THE TASK
Copy out every line containing the word "Reproduce".

PROVIDED MATERIAL
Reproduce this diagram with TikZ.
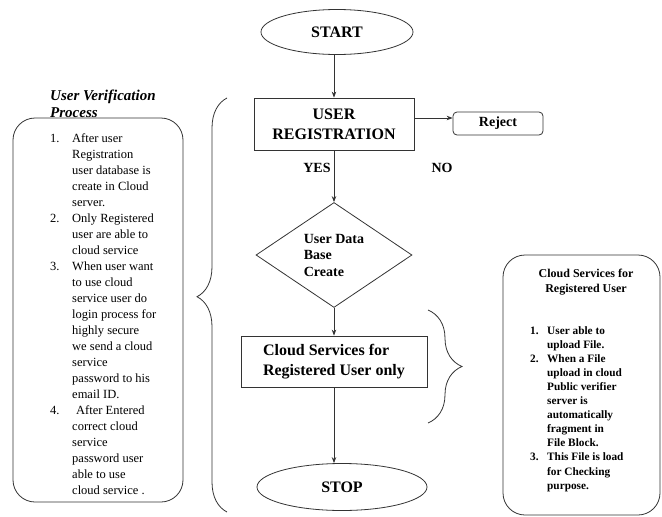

...

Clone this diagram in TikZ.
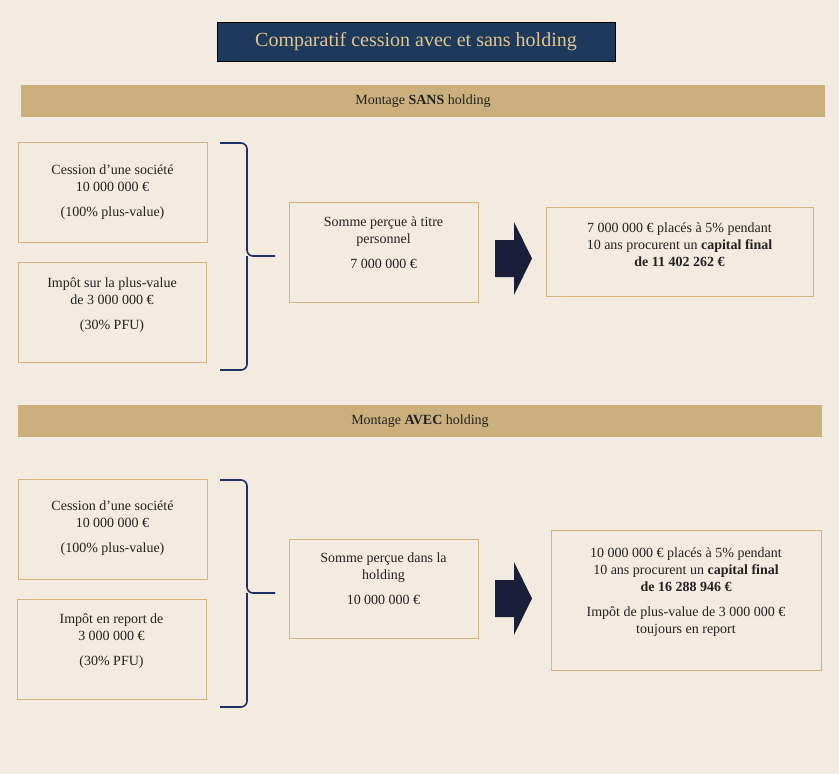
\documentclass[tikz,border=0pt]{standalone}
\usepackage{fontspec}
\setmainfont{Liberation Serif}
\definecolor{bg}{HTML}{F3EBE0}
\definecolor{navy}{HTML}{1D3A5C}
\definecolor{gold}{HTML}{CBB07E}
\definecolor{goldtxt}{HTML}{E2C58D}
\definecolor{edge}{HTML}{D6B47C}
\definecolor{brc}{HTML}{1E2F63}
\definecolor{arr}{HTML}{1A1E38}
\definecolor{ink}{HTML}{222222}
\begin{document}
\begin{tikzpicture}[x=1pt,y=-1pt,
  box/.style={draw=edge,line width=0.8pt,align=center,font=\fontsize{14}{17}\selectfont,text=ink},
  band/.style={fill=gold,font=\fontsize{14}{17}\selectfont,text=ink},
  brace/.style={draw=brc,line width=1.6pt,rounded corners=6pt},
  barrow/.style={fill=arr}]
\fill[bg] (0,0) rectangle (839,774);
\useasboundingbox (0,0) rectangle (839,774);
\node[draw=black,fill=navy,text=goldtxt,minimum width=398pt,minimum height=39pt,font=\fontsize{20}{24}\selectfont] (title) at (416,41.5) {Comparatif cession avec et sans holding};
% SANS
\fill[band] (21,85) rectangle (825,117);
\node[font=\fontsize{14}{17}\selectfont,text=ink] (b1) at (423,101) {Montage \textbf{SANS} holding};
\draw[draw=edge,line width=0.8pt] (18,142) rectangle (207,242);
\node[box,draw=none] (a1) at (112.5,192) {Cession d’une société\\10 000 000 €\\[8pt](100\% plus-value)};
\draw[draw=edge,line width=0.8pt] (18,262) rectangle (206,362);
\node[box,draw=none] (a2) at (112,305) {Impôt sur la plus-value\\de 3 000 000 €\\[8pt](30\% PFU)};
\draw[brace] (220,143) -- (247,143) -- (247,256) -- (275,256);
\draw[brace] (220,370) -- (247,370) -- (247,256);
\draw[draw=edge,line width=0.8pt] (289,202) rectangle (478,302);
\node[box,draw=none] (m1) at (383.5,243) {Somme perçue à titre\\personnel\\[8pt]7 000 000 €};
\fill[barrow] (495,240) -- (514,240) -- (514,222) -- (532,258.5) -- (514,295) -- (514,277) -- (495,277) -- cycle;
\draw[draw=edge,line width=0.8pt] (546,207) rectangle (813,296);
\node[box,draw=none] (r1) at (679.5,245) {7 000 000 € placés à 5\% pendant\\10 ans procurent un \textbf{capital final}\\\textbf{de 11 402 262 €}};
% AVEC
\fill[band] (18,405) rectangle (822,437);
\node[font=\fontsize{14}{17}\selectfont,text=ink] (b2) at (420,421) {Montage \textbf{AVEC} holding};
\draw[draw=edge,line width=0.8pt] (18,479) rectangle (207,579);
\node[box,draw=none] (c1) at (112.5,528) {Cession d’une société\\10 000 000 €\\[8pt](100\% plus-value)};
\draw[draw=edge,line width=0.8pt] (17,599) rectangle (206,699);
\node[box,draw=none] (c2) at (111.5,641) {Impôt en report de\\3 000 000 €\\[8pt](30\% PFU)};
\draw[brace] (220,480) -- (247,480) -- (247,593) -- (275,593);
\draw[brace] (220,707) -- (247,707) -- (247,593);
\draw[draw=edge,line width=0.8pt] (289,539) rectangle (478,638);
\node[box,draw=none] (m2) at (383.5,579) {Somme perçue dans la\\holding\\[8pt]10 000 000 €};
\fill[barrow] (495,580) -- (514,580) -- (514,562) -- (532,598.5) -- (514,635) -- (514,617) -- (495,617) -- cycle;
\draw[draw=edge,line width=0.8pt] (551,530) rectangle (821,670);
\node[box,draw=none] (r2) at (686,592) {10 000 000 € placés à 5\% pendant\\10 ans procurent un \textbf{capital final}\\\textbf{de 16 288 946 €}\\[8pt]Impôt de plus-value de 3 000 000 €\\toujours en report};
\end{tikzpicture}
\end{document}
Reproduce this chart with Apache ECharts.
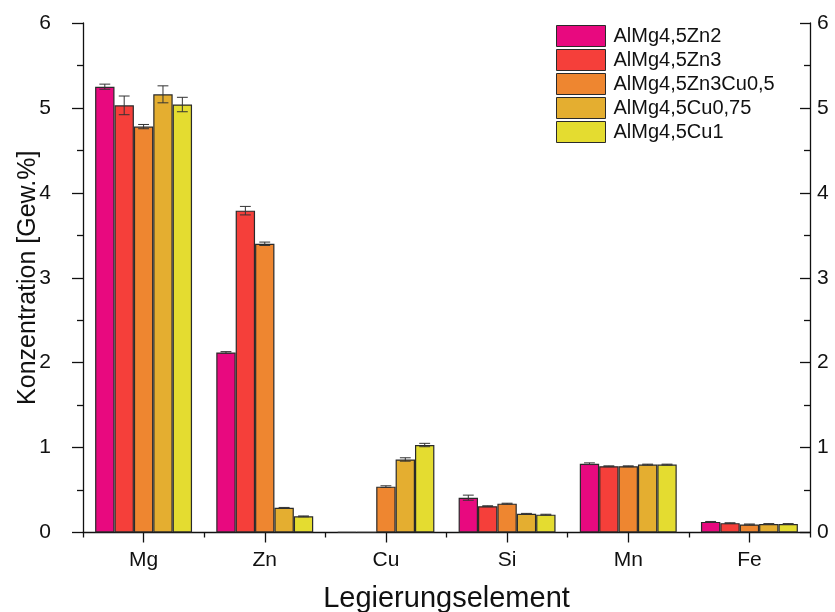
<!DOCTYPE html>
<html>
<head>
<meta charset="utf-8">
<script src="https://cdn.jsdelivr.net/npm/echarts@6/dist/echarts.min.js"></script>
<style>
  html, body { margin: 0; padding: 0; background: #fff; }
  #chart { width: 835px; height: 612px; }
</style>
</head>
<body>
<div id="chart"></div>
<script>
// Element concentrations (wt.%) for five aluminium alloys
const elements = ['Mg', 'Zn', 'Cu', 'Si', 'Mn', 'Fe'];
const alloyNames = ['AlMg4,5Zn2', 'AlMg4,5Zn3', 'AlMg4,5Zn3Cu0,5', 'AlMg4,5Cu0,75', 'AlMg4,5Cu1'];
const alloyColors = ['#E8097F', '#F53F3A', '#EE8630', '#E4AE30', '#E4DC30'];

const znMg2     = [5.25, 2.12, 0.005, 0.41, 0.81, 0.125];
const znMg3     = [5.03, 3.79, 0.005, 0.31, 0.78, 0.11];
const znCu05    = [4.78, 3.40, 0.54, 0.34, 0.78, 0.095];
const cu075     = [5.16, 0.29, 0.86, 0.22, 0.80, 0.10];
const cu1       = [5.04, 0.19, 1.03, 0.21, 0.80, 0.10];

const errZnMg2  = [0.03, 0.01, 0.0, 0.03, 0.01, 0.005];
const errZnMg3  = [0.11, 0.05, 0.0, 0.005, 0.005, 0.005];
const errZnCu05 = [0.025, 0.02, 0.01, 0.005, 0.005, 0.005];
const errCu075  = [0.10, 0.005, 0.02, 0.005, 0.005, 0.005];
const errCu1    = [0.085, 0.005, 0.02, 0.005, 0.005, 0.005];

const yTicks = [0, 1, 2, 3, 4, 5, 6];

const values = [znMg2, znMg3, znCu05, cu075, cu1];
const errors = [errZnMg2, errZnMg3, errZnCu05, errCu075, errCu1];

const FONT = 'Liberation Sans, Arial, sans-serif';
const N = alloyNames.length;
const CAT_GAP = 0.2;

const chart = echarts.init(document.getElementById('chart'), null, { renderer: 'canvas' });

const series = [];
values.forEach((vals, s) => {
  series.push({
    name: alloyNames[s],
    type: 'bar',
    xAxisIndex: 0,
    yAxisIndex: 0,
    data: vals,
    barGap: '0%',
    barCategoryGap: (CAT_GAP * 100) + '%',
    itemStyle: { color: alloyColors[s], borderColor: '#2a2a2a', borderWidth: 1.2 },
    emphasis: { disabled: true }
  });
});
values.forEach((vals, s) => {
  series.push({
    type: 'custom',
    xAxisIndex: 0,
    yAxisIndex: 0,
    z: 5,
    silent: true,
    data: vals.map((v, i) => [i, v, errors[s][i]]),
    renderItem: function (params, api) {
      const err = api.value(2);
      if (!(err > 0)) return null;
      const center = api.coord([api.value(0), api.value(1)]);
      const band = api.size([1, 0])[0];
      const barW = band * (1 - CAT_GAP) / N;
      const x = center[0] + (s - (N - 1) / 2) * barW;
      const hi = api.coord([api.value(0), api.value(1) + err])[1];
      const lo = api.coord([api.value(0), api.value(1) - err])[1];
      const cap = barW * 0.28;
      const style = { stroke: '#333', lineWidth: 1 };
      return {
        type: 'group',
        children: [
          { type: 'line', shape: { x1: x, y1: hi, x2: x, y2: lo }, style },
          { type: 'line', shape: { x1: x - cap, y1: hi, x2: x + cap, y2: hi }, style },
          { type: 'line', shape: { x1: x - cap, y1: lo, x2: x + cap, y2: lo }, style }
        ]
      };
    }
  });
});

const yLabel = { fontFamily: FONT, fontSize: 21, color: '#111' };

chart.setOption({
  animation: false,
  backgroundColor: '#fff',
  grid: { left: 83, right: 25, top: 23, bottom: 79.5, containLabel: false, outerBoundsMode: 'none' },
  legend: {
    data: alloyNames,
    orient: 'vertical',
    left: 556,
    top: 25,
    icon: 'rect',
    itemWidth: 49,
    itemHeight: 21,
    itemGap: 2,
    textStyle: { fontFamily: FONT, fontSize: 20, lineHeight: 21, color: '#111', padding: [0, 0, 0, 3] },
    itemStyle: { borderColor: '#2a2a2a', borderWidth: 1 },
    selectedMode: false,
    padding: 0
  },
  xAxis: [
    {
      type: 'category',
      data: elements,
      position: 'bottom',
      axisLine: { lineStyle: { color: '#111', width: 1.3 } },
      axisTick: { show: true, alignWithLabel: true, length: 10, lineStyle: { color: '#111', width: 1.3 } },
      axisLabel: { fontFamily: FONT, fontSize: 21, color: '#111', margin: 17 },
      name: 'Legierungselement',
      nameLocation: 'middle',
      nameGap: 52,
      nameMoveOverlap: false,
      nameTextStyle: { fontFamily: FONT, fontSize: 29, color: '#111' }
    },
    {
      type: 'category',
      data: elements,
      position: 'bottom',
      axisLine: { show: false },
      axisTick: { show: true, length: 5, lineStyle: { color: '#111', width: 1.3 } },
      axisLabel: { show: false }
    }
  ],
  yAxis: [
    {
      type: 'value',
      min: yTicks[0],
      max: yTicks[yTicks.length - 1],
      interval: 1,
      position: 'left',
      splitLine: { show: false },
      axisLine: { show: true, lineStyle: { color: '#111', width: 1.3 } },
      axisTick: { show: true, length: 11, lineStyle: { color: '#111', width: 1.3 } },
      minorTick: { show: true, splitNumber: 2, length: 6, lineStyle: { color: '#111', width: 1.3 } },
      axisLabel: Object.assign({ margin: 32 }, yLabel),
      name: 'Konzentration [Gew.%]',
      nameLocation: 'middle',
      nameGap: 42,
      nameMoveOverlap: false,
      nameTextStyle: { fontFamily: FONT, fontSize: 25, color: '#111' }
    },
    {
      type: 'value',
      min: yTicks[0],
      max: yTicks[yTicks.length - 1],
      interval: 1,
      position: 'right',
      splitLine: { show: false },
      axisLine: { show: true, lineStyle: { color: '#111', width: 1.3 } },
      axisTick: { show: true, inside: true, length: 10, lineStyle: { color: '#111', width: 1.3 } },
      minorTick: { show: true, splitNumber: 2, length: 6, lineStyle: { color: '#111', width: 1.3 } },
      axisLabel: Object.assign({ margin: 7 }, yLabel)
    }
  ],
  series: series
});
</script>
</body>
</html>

EXERCISE OUTPUT
Reproduce this diagram with TikZ.
Reproduce this chart with Apache ECharts.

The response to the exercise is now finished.